Give every line again exactly as it appears, please, but not the pictures.

+++

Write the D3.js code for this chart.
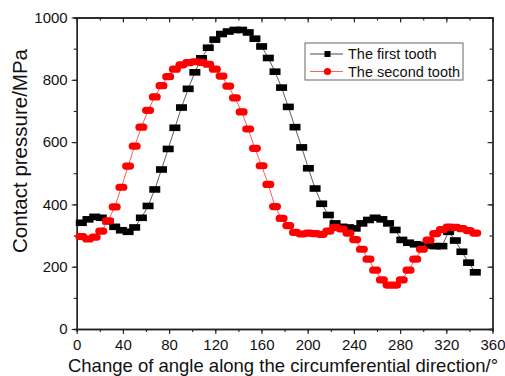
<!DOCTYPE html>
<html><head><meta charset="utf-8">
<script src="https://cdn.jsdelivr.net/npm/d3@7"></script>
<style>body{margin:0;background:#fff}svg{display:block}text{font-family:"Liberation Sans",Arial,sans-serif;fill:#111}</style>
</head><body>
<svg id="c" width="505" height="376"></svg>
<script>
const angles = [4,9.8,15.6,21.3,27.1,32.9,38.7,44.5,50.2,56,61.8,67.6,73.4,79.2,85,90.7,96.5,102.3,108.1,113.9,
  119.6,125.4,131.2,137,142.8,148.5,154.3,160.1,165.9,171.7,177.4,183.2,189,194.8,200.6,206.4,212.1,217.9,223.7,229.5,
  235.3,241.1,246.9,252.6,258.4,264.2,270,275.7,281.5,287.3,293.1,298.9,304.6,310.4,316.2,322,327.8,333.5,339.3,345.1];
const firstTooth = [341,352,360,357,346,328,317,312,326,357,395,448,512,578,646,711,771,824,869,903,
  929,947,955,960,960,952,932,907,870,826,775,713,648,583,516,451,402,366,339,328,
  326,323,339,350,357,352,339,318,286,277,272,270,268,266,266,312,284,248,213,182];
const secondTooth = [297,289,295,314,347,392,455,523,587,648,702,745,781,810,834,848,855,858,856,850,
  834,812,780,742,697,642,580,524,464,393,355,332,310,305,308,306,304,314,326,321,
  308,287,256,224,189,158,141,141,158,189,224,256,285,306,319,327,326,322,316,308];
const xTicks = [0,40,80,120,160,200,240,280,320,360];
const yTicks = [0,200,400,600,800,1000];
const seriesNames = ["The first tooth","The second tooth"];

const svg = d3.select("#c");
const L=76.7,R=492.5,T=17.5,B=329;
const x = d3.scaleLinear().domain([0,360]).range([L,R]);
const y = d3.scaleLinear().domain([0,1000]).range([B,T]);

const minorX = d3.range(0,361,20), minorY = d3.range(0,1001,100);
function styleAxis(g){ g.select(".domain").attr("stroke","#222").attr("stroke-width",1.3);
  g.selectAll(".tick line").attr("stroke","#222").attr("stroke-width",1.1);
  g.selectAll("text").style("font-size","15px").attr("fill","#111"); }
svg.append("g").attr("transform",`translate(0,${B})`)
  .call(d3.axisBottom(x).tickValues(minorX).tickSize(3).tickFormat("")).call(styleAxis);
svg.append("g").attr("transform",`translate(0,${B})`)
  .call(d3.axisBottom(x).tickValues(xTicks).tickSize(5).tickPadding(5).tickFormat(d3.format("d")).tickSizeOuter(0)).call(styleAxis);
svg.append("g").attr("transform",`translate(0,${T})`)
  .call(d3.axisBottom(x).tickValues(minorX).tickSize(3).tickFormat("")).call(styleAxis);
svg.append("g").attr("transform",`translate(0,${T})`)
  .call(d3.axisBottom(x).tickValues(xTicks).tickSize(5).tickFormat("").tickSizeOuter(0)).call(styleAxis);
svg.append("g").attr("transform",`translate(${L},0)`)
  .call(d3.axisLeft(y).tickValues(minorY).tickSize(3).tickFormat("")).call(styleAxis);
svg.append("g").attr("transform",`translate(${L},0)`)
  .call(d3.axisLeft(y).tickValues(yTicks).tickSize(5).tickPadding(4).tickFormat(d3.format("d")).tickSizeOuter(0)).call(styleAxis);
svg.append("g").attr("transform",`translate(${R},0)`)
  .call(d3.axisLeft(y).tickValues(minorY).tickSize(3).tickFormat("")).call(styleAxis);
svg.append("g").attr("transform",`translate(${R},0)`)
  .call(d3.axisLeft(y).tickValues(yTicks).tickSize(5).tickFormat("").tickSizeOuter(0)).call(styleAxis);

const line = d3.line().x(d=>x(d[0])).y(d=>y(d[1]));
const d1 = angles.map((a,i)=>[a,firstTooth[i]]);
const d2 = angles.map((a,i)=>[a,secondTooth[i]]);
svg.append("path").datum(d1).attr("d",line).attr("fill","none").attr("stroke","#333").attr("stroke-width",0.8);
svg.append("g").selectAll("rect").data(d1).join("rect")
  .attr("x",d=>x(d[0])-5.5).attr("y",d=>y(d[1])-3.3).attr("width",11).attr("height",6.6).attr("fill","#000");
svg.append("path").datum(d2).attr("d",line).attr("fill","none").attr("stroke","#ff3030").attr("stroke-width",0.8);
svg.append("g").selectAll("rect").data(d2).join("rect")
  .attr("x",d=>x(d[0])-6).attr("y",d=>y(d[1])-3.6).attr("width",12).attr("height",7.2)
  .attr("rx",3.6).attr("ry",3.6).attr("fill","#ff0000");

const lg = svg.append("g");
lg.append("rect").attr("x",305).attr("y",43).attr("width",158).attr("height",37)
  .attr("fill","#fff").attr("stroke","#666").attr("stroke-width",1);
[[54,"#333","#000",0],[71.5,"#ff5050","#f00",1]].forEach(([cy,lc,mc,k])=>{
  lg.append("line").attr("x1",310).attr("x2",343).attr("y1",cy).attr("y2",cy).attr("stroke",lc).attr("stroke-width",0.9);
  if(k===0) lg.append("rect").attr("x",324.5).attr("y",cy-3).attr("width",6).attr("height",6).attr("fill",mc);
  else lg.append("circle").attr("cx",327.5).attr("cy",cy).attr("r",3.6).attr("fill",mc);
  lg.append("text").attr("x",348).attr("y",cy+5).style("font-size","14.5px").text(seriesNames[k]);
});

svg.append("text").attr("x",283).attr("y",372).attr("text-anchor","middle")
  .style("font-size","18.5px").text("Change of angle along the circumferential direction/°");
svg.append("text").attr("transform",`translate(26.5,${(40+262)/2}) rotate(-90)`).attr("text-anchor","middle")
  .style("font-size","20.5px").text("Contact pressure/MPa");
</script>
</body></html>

+++

* OUTPUT FOR THIS EXERCISE
Write the D3.js code for this chart.
<!DOCTYPE html>
<html><head><meta charset="utf-8">
<script src="https://cdn.jsdelivr.net/npm/d3@7"></script>
<style>body{margin:0;background:#fff}svg{display:block}text{font-family:"Liberation Sans",Arial,sans-serif;fill:#111}</style>
</head><body>
<svg id="c" width="505" height="376"></svg>
<script>
const angles = [4,9.8,15.6,21.3,27.1,32.9,38.7,44.5,50.2,56,61.8,67.6,73.4,79.2,85,90.7,96.5,102.3,108.1,113.9,
  119.6,125.4,131.2,137,142.8,148.5,154.3,160.1,165.9,171.7,177.4,183.2,189,194.8,200.6,206.4,212.1,217.9,223.7,229.5,
  235.3,241.1,246.9,252.6,258.4,264.2,270,275.7,281.5,287.3,293.1,298.9,304.6,310.4,316.2,322,327.8,333.5,339.3,345.1];
const firstTooth = [341,352,360,357,346,328,317,312,326,357,395,448,512,578,646,711,771,824,869,903,
  929,947,955,960,960,952,932,907,870,826,775,713,648,583,516,451,402,366,339,328,
  326,323,339,350,357,352,339,318,286,277,272,270,268,266,266,312,284,248,213,182];
const secondTooth = [297,289,295,314,347,392,455,523,587,648,702,745,781,810,834,848,855,858,856,850,
  834,812,780,742,697,642,580,524,464,393,355,332,310,305,308,306,304,314,326,321,
  308,287,256,224,189,158,141,141,158,189,224,256,285,306,319,327,326,322,316,308];
const xTicks = [0,40,80,120,160,200,240,280,320,360];
const yTicks = [0,200,400,600,800,1000];
const seriesNames = ["The first tooth","The second tooth"];

const svg = d3.select("#c");
const L=76.7,R=492.5,T=17.5,B=329;
const x = d3.scaleLinear().domain([0,360]).range([L,R]);
const y = d3.scaleLinear().domain([0,1000]).range([B,T]);

const minorX = d3.range(0,361,20), minorY = d3.range(0,1001,100);
function styleAxis(g){ g.select(".domain").attr("stroke","#222").attr("stroke-width",1.3);
  g.selectAll(".tick line").attr("stroke","#222").attr("stroke-width",1.1);
  g.selectAll("text").style("font-size","15px").attr("fill","#111"); }
svg.append("g").attr("transform",`translate(0,${B})`)
  .call(d3.axisBottom(x).tickValues(minorX).tickSize(3).tickFormat("")).call(styleAxis);
svg.append("g").attr("transform",`translate(0,${B})`)
  .call(d3.axisBottom(x).tickValues(xTicks).tickSize(5).tickPadding(5).tickFormat(d3.format("d")).tickSizeOuter(0)).call(styleAxis);
svg.append("g").attr("transform",`translate(0,${T})`)
  .call(d3.axisBottom(x).tickValues(minorX).tickSize(3).tickFormat("")).call(styleAxis);
svg.append("g").attr("transform",`translate(0,${T})`)
  .call(d3.axisBottom(x).tickValues(xTicks).tickSize(5).tickFormat("").tickSizeOuter(0)).call(styleAxis);
svg.append("g").attr("transform",`translate(${L},0)`)
  .call(d3.axisLeft(y).tickValues(minorY).tickSize(3).tickFormat("")).call(styleAxis);
svg.append("g").attr("transform",`translate(${L},0)`)
  .call(d3.axisLeft(y).tickValues(yTicks).tickSize(5).tickPadding(4).tickFormat(d3.format("d")).tickSizeOuter(0)).call(styleAxis);
svg.append("g").attr("transform",`translate(${R},0)`)
  .call(d3.axisLeft(y).tickValues(minorY).tickSize(3).tickFormat("")).call(styleAxis);
svg.append("g").attr("transform",`translate(${R},0)`)
  .call(d3.axisLeft(y).tickValues(yTicks).tickSize(5).tickFormat("").tickSizeOuter(0)).call(styleAxis);

const line = d3.line().x(d=>x(d[0])).y(d=>y(d[1]));
const d1 = angles.map((a,i)=>[a,firstTooth[i]]);
const d2 = angles.map((a,i)=>[a,secondTooth[i]]);
svg.append("path").datum(d1).attr("d",line).attr("fill","none").attr("stroke","#333").attr("stroke-width",0.8);
svg.append("g").selectAll("rect").data(d1).join("rect")
  .attr("x",d=>x(d[0])-5.5).attr("y",d=>y(d[1])-3.3).attr("width",11).attr("height",6.6).attr("fill","#000");
svg.append("path").datum(d2).attr("d",line).attr("fill","none").attr("stroke","#ff3030").attr("stroke-width",0.8);
svg.append("g").selectAll("rect").data(d2).join("rect")
  .attr("x",d=>x(d[0])-6).attr("y",d=>y(d[1])-3.6).attr("width",12).attr("height",7.2)
  .attr("rx",3.6).attr("ry",3.6).attr("fill","#ff0000");

const lg = svg.append("g");
lg.append("rect").attr("x",305).attr("y",43).attr("width",158).attr("height",37)
  .attr("fill","#fff").attr("stroke","#666").attr("stroke-width",1);
[[54,"#333","#000",0],[71.5,"#ff5050","#f00",1]].forEach(([cy,lc,mc,k])=>{
  lg.append("line").attr("x1",310).attr("x2",343).attr("y1",cy).attr("y2",cy).attr("stroke",lc).attr("stroke-width",0.9);
  if(k===0) lg.append("rect").attr("x",324.5).attr("y",cy-3).attr("width",6).attr("height",6).attr("fill",mc);
  else lg.append("circle").attr("cx",327.5).attr("cy",cy).attr("r",3.6).attr("fill",mc);
  lg.append("text").attr("x",348).attr("y",cy+5).style("font-size","14.5px").text(seriesNames[k]);
});

svg.append("text").attr("x",283).attr("y",372).attr("text-anchor","middle")
  .style("font-size","18.5px").text("Change of angle along the circumferential direction/°");
svg.append("text").attr("transform",`translate(26.5,${(40+262)/2}) rotate(-90)`).attr("text-anchor","middle")
  .style("font-size","20.5px").text("Contact pressure/MPa");
</script>
</body></html>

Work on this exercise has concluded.